Экстерн в Западном крае отчасти соответствовал семинаристу шестидесятых годов. Просветительская эпоха, пережитая русской интеллигенцией в середине прошлого века, развернулась здесь много позже, на рубеже двух столетий — и дальше, к 1905 году. В местечках возникли шестидесятницы. Полные практического идеализма, утилитаристки и энтузиастки, они делались акушерками, фельдшерицами, шли на зубоврачебные курсы, обучали неграмотных. В голове у них была окрошка из Шпильгагена, Чернышевского, Толстого, и Золя. Бокль лежал на столе рядом с «Эрфуртской программой», Писарев и Ибсен переживались с одинаковой остротой. Но надо было удивляться их энергии, их умению всюду найти себе дело.
Просветительство захватывало не только буржуазию, но и ремесленников, мелких лавочников, приказчиков, проникая в самую толщу еврейского населения. На сонных субботних улицах появились — верх дерзости! — курильщики папирос. Девушки сидели над толстым томом хрестоматии «Русские писатели», где были обозначены ударения, и тщательно воспроизводили в своем выговоре все особенности правописания. География Янчина сделалась настольной книгой. Когда у жениха спрашивали, как ему понравилась девушка, которую ему сватали, он отвечал: «Грамматику Кирпичникова она знает лучше меня, зато я тверже вызубрил немецкий самоучитель». Но просветительство недолго сохраняло свой мирный характер. Приближался 1905 год. Тишина полесского города ломалась и дыбилась. Улица узнала новое слово: «бундовец» — и еврейские парни познакомились с револьвером, забастовкой и самообороной.

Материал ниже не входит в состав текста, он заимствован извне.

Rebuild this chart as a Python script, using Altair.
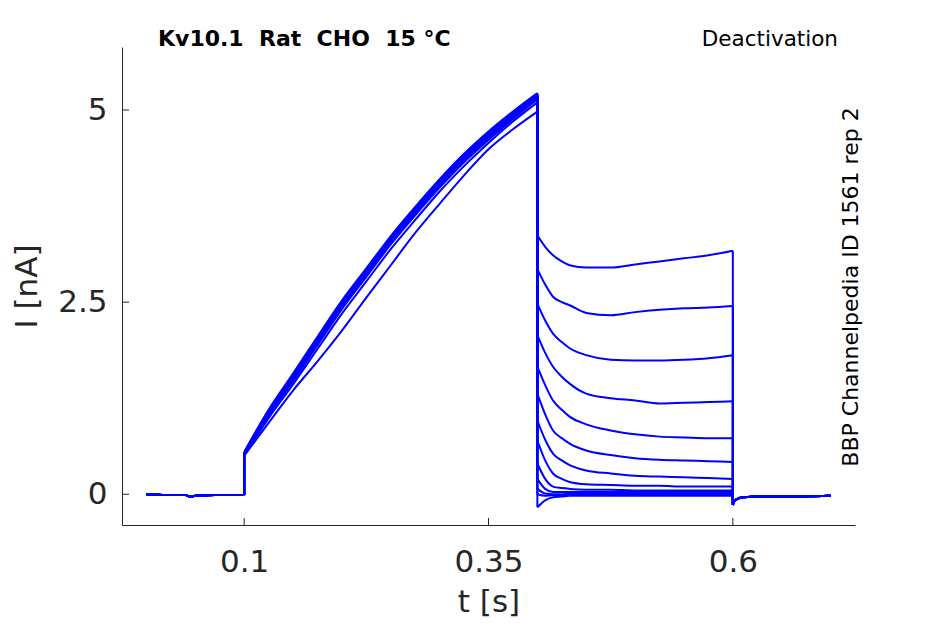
import altair as alt
import pandas as pd

# ---- data ----
t_pre = [0.0, 0.02, 0.04, 0.045, 0.05, 0.07, 0.1]
I_pre = [0.0, -0.01, -0.01, -0.03, -0.02, -0.01, -0.01]

t_rise = [0.1, 0.125, 0.15, 0.175, 0.2, 0.225, 0.25, 0.275, 0.3, 0.325, 0.35, 0.375, 0.4]
rise_currents = [
    [0.55, 1.10, 1.57, 2.05, 2.52, 2.94, 3.36, 3.74, 4.10, 4.43, 4.72, 4.98, 5.22],
    [0.54, 1.08, 1.55, 2.03, 2.50, 2.92, 3.34, 3.72, 4.08, 4.41, 4.70, 4.96, 5.21],
    [0.53, 1.07, 1.53, 2.01, 2.48, 2.90, 3.32, 3.70, 4.06, 4.39, 4.68, 4.95, 5.20],
    [0.53, 1.06, 1.52, 2.00, 2.47, 2.89, 3.31, 3.69, 4.05, 4.38, 4.67, 4.94, 5.19],
    [0.52, 1.05, 1.51, 1.99, 2.46, 2.88, 3.30, 3.68, 4.04, 4.37, 4.66, 4.93, 5.18],
    [0.52, 1.04, 1.50, 1.97, 2.44, 2.86, 3.28, 3.66, 4.02, 4.35, 4.64, 4.91, 5.17],
    [0.51, 1.03, 1.49, 1.96, 2.43, 2.85, 3.27, 3.65, 4.01, 4.34, 4.63, 4.90, 5.16],
    [0.52, 1.05, 1.52, 2.01, 2.49, 2.91, 3.33, 3.71, 4.06, 4.38, 4.66, 4.92, 5.17],
    [0.51, 1.02, 1.47, 1.94, 2.41, 2.83, 3.25, 3.63, 3.99, 4.32, 4.61, 4.88, 5.14],
    [0.52, 1.04, 1.49, 1.96, 2.42, 2.84, 3.27, 3.66, 4.03, 4.36, 4.65, 4.93, 5.18],
    [0.53, 1.05, 1.50, 1.98, 2.45, 2.87, 3.29, 3.67, 4.03, 4.36, 4.65, 4.92, 5.18],
    [0.50, 0.99, 1.43, 1.89, 2.35, 2.77, 3.19, 3.57, 3.94, 4.27, 4.57, 4.85, 5.10],
    [0.50, 0.93, 1.35, 1.73, 2.13, 2.56, 2.98, 3.40, 3.78, 4.15, 4.49, 4.75, 4.98],
]

t_tail = [0.4, 0.408, 0.416, 0.425, 0.433, 0.45, 0.475, 0.5, 0.525, 0.55, 0.575, 0.6]
tail_currents = [
    [3.37, 3.22, 3.11, 3.03, 2.98, 2.95, 2.95, 2.99, 3.03, 3.07, 3.11, 3.17],
    [2.93, 2.73, 2.57, 2.50, 2.46, 2.36, 2.33, 2.37, 2.40, 2.42, 2.43, 2.45],
    [2.48, 2.26, 2.09, 1.98, 1.90, 1.81, 1.75, 1.74, 1.74, 1.75, 1.77, 1.81],
    [2.07, 1.84, 1.66, 1.53, 1.44, 1.31, 1.25, 1.22, 1.18, 1.19, 1.20, 1.21],
    [1.66, 1.42, 1.22, 1.10, 1.01, 0.91, 0.83, 0.78, 0.75, 0.74, 0.73, 0.73],
    [1.31, 1.04, 0.83, 0.73, 0.66, 0.57, 0.51, 0.47, 0.45, 0.44, 0.43, 0.42],
    [0.96, 0.71, 0.53, 0.44, 0.38, 0.31, 0.27, 0.24, 0.23, 0.22, 0.21, 0.20],
    [0.70, 0.44, 0.27, 0.20, 0.16, 0.13, 0.12, 0.11, 0.11, 0.10, 0.10, 0.10],
    [0.40, 0.20, 0.10, 0.08, 0.07, 0.06, 0.06, 0.05, 0.05, 0.05, 0.05, 0.05],
    [0.20, 0.07, 0.03, 0.03, 0.03, 0.03, 0.03, 0.03, 0.03, 0.03, 0.03, 0.03],
    [0.07, 0.01, 0.00, 0.00, 0.01, 0.01, 0.01, 0.01, 0.01, 0.01, 0.01, 0.01],
    [0.00, -0.02, -0.01, -0.01, -0.01, -0.01, -0.01, -0.01, -0.01, -0.01, -0.01, -0.01],
    [-0.17, -0.08, -0.04, -0.03, -0.02, -0.02, -0.02, -0.02, -0.02, -0.02, -0.02, -0.02],
]

t_post = [0.6, 0.602, 0.61, 0.63, 0.65, 0.7]
I_post = [-0.14, -0.08, -0.04, -0.03, -0.03, -0.02]

x_tick_values = [0.1, 0.35, 0.6]
y_tick_values = [0, 2.5, 5]

title_text = "Kv10.1\u00a0\u00a0Rat\u00a0\u00a0CHO\u00a0\u00a015\u00a0°C"
right_text = "Deactivation"
side_text = "BBP Channelpedia ID 1561 rep 2"

# ---- build tables: smooth segments per phase, vertical steps between phases ----
seg_rows = []
step_rows = []
for k in range(len(rise_currents)):
    phases = [(t_pre, I_pre), (t_rise, rise_currents[k]),
              (t_tail, tail_currents[k]), (t_post, I_post)]
    for p, (ts, vals) in enumerate(phases):
        for j, (tt, ii) in enumerate(zip(ts, vals)):
            seg_rows.append({"seg": f"{k}-{p}", "order": j, "t": tt, "I": ii})
        if p > 0:
            prev = phases[p - 1][1]
            step_rows.append({"t": ts[0], "I": prev[-1], "I2": vals[0]})
seg_df = pd.DataFrame(seg_rows)
step_df = pd.DataFrame(step_rows)

W, H = 733, 478
BLUE = "#0000ff"
AX = "#262626"
LABEL_EXPR = "format(datum.value, '.2~f')"

xscale = alt.Scale(domain=[-0.025, 0.725], nice=False, zero=False)
yscale = alt.Scale(domain=[-0.4, 5.82], nice=False, zero=False)
x_axis = alt.Axis(values=x_tick_values, title="t [s]", labelExpr=LABEL_EXPR,
                  labelPadding=22, titlePadding=10)
y_axis = alt.Axis(values=y_tick_values, title="I [nA]", labelExpr=LABEL_EXPR,
                  labelPadding=15, titlePadding=14)

lines = alt.Chart(seg_df).mark_line(color=BLUE, strokeWidth=2, interpolate="monotone").encode(
    x=alt.X("t:Q", scale=xscale, axis=x_axis),
    y=alt.Y("I:Q", scale=yscale, axis=y_axis),
    detail="seg:N",
    order="order:Q",
)

steps = alt.Chart(step_df).mark_rule(color=BLUE, strokeWidth=2).encode(
    x=alt.X("t:Q", scale=xscale, axis=x_axis),
    y=alt.Y("I:Q", scale=yscale, axis=y_axis),
    y2="I2:Q",
)

xticks = alt.Chart(pd.DataFrame({"t": x_tick_values})).mark_rule(color=AX, strokeWidth=1).encode(
    x=alt.X("t:Q", scale=xscale, axis=x_axis),
    y=alt.value(H), y2=alt.value(H - 7),
)
yticks = alt.Chart(pd.DataFrame({"I": y_tick_values})).mark_rule(color=AX, strokeWidth=1).encode(
    y=alt.Y("I:Q", scale=yscale, axis=y_axis),
    x=alt.value(0), x2=alt.value(7),
)

title = alt.Chart(alt.Data(values=[{"s": title_text}])).mark_text(
    align="left", baseline="alphabetic", fontSize=22, fontWeight="bold",
    font="DejaVu Sans", color="black"
).encode(text="s:N", x=alt.value(36), y=alt.value(-1))

rtitle = alt.Chart(alt.Data(values=[{"s": right_text}])).mark_text(
    align="right", baseline="alphabetic", fontSize=21.5,
    font="DejaVu Sans", color="black"
).encode(text="s:N", x=alt.value(716), y=alt.value(-1))

side = alt.Chart(alt.Data(values=[{"s": side_text}])).mark_text(
    align="center", baseline="alphabetic", fontSize=22, angle=270,
    font="DejaVu Sans", color="black"
).encode(text="s:N", x=alt.value(736), y=alt.value(240))

chart = alt.layer(lines, steps, xticks, yticks, title, rtitle, side).properties(
    width=W, height=H,
    autosize=alt.AutoSizeParams(type="none"),
    padding={"left": 114, "top": 39, "right": 80, "bottom": 96},
).configure_view(stroke=None).configure_axis(
    grid=False, ticks=False, tickSize=0,
    domainColor=AX, domainWidth=1,
    labelColor=AX, titleColor=AX,
    labelFont="DejaVu Sans", titleFont="DejaVu Sans",
    labelFontSize=31, titleFontSize=31, titleFontWeight="normal",
)

chart.save("out.html", embed_options={"renderer": "svg", "actions": False})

Не следует думать, что еврейское просветительство было последовательно и шло до конца. Дух компромисса, пропитывавший жизнь и быт черты оседлости, сказался и здесь. Местечковый свободомыслящий курил демонстративно папиросы в субботу, рискуя своей репутацией. Но ездить в субботу не смел еще никто. До этого дерзость свободомыслия не доходила и в мечтах. Городской атеист уже и ездил в субботу, но он ни за что бы не решился оставить своего сына необрезанным. Это поставило бы его вне «общества». В большие праздники — «рош-ха-шоно», «йом-кипур» — он степенно и с достоинством шел в синагогу, выражая свой радикализм в каком-то неуловимо светском покрое и цвете новенького, со складками, талеса, и в том, что молитвы он не читал вслух, а только следил глазами по книге. А если бы вы ему что-нибудь заметили на этот счет, он бы вам сказал, что одно дело — эти языческие, суеверные и грубые религии христианства, другое дело — еврейская рационалистическая система правил поведения. Шестидесятницы выходили замуж и подвергали своих сыновей обрезанию, как и не эмансипированные местечковые бабы. Их разумные педагогические теории не мешали им усаживать детей с шестилетнего возраста за древне-еврейский язык и священное писание, вероятно, для того, чтобы детальное знакомство с эксцессами Лота и хитростями Онана, родословной Ноя и длиной шестов скинии воспитало в них умеренность, характер и вкус к точной науке.
Двойственно и по-своему даже трагично было положение подростка, который жил и воспитывался в этой смешанной атмосфере просветительства и традиции и был достаточно взрослым, чтобы многое воспринимать сознательно. Дома он читал Тургенева, Гюго, иногда и социалистическую брошюру в красной обложке. В хедере ему вдалбливали в голову схоластику комментариев к Библии и мелочную казуистику талмудического права. В синагоге на него обрушивались сильные и тягостные впечатления ритуала тысячелетия преследуемой религии. Мистерия Нового года звучала то протяжными, то дробными стонами хриплого, надсадного рога, возникшими где-то в далеком, непонятном и чудовищном веке. В День искупления люди в длинных белых балахонах трижды падали на землю и плакали. Пронзительна была молитва — «благословение коганов». Он помнил, как его, еще мальчика, отец покрывал тогда своим талесом: нельзя смотреть на таинство, иначе ослепнешь. Слышалось торопливое шарканье взбиравшихся на скамейки людей. И вдруг все изменялось.
— А-ди-ной! — доносился откуда-то из глубины, из пропасти стонущий, рыдающий, смертельно потрясенный голос.
— А-а-а-а-а-а! — шелестел в ответ шелест многих голосов, ветер жалобы и недоумения, и белые фигуры на скамьях качались, как призраки, приподымая растопыренными пальцами складки талесов.